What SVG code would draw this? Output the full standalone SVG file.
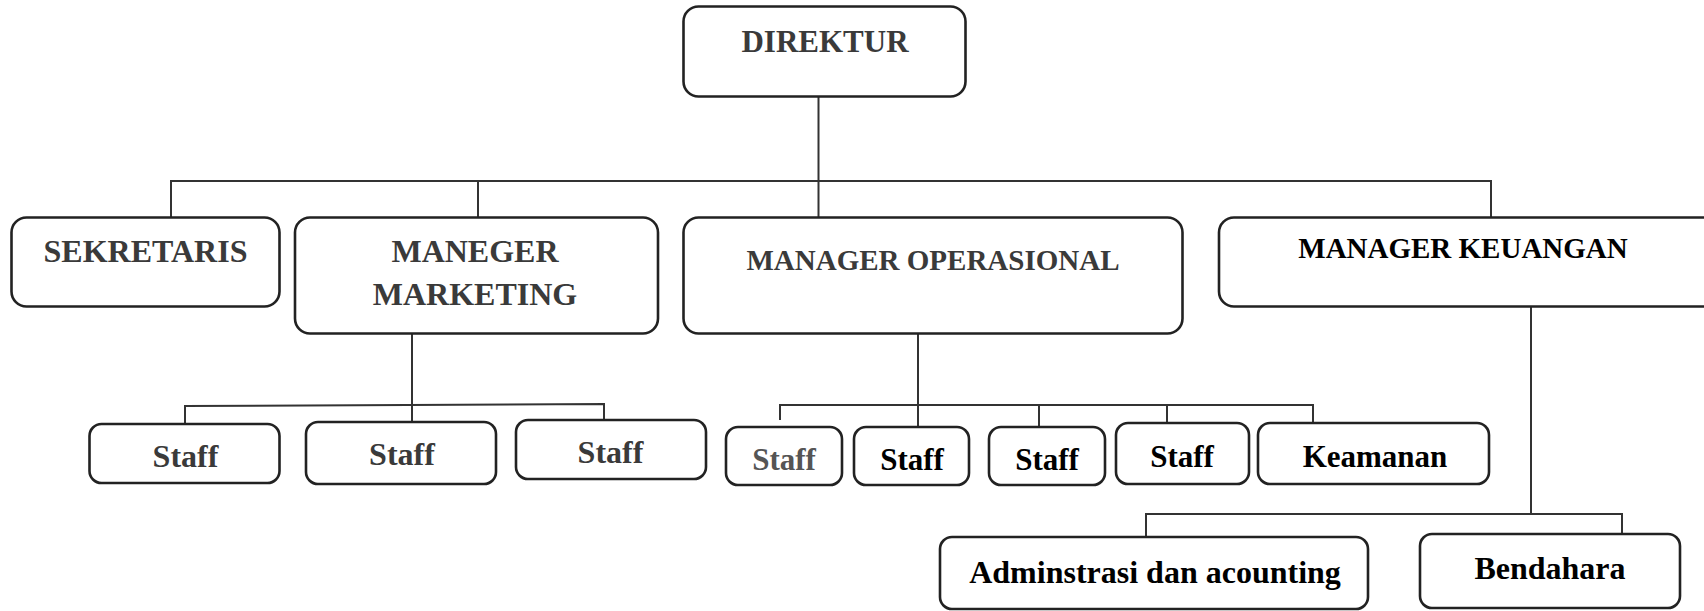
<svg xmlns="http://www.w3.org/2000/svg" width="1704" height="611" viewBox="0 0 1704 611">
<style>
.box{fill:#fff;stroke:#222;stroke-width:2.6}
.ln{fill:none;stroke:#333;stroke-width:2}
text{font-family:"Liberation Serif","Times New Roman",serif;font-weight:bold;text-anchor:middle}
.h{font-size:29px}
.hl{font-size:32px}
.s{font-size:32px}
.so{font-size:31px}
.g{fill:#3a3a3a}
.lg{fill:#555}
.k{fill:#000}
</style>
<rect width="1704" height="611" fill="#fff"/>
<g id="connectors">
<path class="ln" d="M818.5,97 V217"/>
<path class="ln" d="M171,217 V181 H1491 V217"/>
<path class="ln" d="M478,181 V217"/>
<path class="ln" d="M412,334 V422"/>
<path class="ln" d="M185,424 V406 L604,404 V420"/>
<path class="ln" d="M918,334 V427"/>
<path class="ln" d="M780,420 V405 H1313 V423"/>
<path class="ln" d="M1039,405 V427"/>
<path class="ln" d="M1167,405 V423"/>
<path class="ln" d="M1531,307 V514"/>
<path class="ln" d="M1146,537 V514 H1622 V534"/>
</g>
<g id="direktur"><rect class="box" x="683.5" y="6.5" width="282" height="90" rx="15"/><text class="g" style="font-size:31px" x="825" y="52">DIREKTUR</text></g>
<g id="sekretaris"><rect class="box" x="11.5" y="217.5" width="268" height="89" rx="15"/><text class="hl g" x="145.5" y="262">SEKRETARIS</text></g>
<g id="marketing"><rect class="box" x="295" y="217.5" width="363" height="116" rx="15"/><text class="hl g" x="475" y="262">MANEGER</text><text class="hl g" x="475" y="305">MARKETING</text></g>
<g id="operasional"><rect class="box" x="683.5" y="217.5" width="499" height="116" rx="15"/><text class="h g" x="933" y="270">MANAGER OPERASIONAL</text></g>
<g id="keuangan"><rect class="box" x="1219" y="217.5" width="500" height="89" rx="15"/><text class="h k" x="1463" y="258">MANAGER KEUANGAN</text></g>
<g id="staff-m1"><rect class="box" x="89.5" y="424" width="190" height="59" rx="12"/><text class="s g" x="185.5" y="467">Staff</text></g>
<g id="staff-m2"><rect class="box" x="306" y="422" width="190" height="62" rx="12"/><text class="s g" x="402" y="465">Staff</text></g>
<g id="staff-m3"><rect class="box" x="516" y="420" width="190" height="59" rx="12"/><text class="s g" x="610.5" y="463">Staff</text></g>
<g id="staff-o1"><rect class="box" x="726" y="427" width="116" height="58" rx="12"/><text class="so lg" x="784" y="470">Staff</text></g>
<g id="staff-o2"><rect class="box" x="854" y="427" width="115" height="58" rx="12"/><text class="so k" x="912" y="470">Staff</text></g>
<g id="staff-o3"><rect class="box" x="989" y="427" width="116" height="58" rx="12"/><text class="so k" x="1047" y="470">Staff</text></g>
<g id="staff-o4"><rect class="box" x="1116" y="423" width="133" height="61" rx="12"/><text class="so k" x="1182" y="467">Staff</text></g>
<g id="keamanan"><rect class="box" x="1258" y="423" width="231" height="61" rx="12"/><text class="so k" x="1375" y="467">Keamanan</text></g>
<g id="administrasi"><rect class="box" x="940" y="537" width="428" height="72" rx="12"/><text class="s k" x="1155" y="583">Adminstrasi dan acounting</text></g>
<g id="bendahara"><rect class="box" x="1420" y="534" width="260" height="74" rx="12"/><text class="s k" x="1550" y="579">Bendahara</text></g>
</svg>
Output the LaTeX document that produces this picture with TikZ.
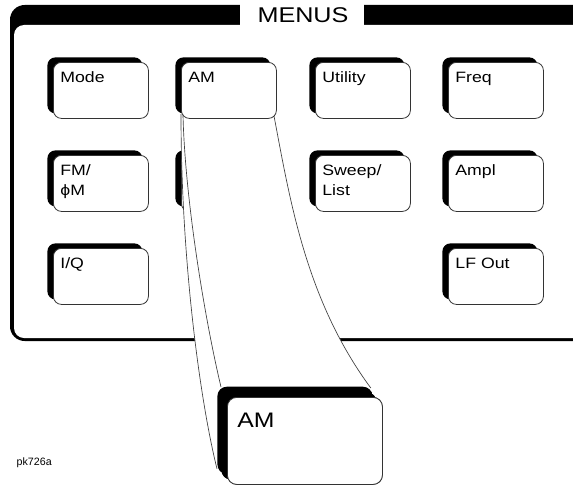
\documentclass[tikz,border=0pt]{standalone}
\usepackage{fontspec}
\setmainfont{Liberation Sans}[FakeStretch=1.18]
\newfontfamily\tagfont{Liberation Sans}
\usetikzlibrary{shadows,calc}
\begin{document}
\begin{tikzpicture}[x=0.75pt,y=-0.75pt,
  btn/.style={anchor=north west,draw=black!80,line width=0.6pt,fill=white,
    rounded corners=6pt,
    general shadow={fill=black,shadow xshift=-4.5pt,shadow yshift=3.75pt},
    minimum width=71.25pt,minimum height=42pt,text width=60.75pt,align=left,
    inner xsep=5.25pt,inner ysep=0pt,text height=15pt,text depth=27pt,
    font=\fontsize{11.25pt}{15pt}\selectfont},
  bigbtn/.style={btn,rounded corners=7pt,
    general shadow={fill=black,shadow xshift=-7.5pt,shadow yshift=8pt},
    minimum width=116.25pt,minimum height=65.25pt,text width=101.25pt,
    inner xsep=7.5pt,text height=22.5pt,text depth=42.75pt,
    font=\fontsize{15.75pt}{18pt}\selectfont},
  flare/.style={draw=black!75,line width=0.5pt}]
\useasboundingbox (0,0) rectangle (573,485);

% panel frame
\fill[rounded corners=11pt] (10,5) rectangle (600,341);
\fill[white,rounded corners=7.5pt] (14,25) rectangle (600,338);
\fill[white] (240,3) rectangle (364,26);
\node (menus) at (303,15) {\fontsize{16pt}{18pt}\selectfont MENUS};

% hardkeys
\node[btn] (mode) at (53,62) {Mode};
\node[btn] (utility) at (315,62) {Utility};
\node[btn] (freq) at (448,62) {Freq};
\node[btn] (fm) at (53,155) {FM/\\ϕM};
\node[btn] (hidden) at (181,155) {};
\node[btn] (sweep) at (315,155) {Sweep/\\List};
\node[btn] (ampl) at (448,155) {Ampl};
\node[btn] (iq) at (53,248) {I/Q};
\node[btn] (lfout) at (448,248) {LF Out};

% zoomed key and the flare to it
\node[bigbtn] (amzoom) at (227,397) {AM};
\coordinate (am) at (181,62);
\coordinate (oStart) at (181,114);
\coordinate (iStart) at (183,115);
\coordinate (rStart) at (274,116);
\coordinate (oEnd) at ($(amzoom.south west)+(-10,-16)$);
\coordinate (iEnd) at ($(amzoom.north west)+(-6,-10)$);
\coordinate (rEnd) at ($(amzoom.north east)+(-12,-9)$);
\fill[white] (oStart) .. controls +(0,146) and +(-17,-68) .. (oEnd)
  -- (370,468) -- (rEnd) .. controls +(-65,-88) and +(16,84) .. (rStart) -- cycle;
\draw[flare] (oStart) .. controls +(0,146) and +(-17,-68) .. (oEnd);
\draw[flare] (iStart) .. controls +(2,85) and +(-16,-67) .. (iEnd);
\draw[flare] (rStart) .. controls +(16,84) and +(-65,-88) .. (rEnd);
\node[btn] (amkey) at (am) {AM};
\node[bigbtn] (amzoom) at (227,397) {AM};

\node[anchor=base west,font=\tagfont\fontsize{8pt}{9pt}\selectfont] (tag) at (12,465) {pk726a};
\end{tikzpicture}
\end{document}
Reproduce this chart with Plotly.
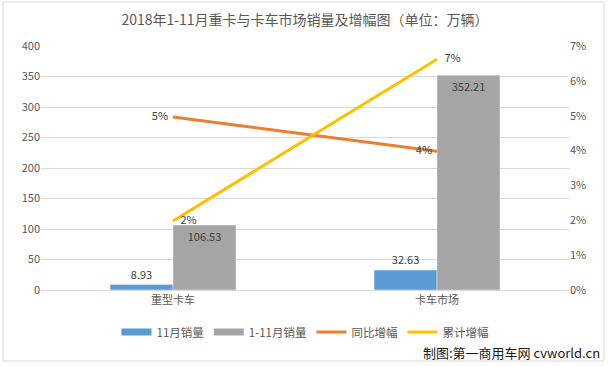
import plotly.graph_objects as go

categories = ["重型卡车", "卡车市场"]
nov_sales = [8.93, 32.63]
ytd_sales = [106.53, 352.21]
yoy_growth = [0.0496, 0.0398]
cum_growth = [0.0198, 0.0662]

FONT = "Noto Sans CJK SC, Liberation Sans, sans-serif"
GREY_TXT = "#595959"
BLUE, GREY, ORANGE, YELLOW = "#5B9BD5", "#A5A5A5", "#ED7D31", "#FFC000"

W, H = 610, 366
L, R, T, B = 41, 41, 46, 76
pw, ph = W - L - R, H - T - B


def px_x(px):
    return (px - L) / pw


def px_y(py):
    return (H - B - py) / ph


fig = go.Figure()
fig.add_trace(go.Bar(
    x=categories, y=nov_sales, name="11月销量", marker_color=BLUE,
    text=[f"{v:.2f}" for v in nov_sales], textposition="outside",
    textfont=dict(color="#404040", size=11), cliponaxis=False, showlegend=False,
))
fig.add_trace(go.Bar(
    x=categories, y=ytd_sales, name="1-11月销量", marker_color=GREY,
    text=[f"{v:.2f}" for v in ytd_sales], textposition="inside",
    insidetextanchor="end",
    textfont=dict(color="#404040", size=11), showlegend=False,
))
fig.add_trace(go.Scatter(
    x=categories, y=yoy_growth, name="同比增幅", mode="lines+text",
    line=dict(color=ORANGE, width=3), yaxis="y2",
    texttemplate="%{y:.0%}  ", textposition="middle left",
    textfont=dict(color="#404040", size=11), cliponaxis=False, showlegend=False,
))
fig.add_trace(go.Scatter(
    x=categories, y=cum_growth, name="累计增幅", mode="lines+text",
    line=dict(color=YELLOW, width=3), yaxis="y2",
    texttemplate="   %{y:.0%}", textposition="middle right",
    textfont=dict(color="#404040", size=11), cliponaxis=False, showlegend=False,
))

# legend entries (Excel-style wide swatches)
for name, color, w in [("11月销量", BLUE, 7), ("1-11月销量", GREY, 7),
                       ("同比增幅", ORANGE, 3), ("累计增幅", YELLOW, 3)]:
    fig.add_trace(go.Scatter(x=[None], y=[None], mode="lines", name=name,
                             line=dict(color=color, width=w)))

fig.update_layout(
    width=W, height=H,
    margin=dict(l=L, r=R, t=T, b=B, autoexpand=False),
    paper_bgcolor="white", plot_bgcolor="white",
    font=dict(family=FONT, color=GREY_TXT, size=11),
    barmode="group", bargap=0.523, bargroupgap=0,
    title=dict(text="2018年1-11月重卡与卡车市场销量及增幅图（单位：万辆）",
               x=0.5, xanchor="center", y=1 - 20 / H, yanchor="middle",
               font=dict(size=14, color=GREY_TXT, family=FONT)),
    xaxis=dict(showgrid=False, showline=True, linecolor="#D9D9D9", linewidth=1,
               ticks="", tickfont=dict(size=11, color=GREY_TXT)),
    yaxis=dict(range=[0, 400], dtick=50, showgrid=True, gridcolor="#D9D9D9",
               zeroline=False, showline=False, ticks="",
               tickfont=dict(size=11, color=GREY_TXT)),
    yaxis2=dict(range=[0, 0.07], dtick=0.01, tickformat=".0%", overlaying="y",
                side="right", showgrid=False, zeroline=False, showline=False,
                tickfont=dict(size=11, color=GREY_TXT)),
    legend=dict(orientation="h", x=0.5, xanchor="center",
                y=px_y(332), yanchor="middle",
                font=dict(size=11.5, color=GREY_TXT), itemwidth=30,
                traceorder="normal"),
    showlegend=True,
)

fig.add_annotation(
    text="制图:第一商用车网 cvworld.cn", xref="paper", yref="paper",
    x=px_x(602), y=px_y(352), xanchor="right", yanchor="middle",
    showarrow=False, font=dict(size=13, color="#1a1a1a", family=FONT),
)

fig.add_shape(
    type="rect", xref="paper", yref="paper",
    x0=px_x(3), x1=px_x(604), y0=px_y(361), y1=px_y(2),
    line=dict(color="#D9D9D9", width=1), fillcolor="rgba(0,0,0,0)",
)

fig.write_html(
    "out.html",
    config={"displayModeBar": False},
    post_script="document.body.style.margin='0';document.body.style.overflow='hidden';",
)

# # #

§ Exercise prompt
Make an exact copy of the lines from the one with "Output the LaTeX" through the one with "(lfout) at (448,248)", both ends in, and nothing else. Drop every picture.

§ Answer to the exercise
Output the LaTeX document that produces this picture with TikZ.
\documentclass[tikz,border=0pt]{standalone}
\usepackage{fontspec}
\setmainfont{Liberation Sans}[FakeStretch=1.18]
\newfontfamily\tagfont{Liberation Sans}
\usetikzlibrary{shadows,calc}
\begin{document}
\begin{tikzpicture}[x=0.75pt,y=-0.75pt,
  btn/.style={anchor=north west,draw=black!80,line width=0.6pt,fill=white,
    rounded corners=6pt,
    general shadow={fill=black,shadow xshift=-4.5pt,shadow yshift=3.75pt},
    minimum width=71.25pt,minimum height=42pt,text width=60.75pt,align=left,
    inner xsep=5.25pt,inner ysep=0pt,text height=15pt,text depth=27pt,
    font=\fontsize{11.25pt}{15pt}\selectfont},
  bigbtn/.style={btn,rounded corners=7pt,
    general shadow={fill=black,shadow xshift=-7.5pt,shadow yshift=8pt},
    minimum width=116.25pt,minimum height=65.25pt,text width=101.25pt,
    inner xsep=7.5pt,text height=22.5pt,text depth=42.75pt,
    font=\fontsize{15.75pt}{18pt}\selectfont},
  flare/.style={draw=black!75,line width=0.5pt}]
\useasboundingbox (0,0) rectangle (573,485);

% panel frame
\fill[rounded corners=11pt] (10,5) rectangle (600,341);
\fill[white,rounded corners=7.5pt] (14,25) rectangle (600,338);
\fill[white] (240,3) rectangle (364,26);
\node (menus) at (303,15) {\fontsize{16pt}{18pt}\selectfont MENUS};

% hardkeys
\node[btn] (mode) at (53,62) {Mode};
\node[btn] (utility) at (315,62) {Utility};
\node[btn] (freq) at (448,62) {Freq};
\node[btn] (fm) at (53,155) {FM/\\ϕM};
\node[btn] (hidden) at (181,155) {};
\node[btn] (sweep) at (315,155) {Sweep/\\List};
\node[btn] (ampl) at (448,155) {Ampl};
\node[btn] (iq) at (53,248) {I/Q};
\node[btn] (lfout) at (448,248) {LF Out};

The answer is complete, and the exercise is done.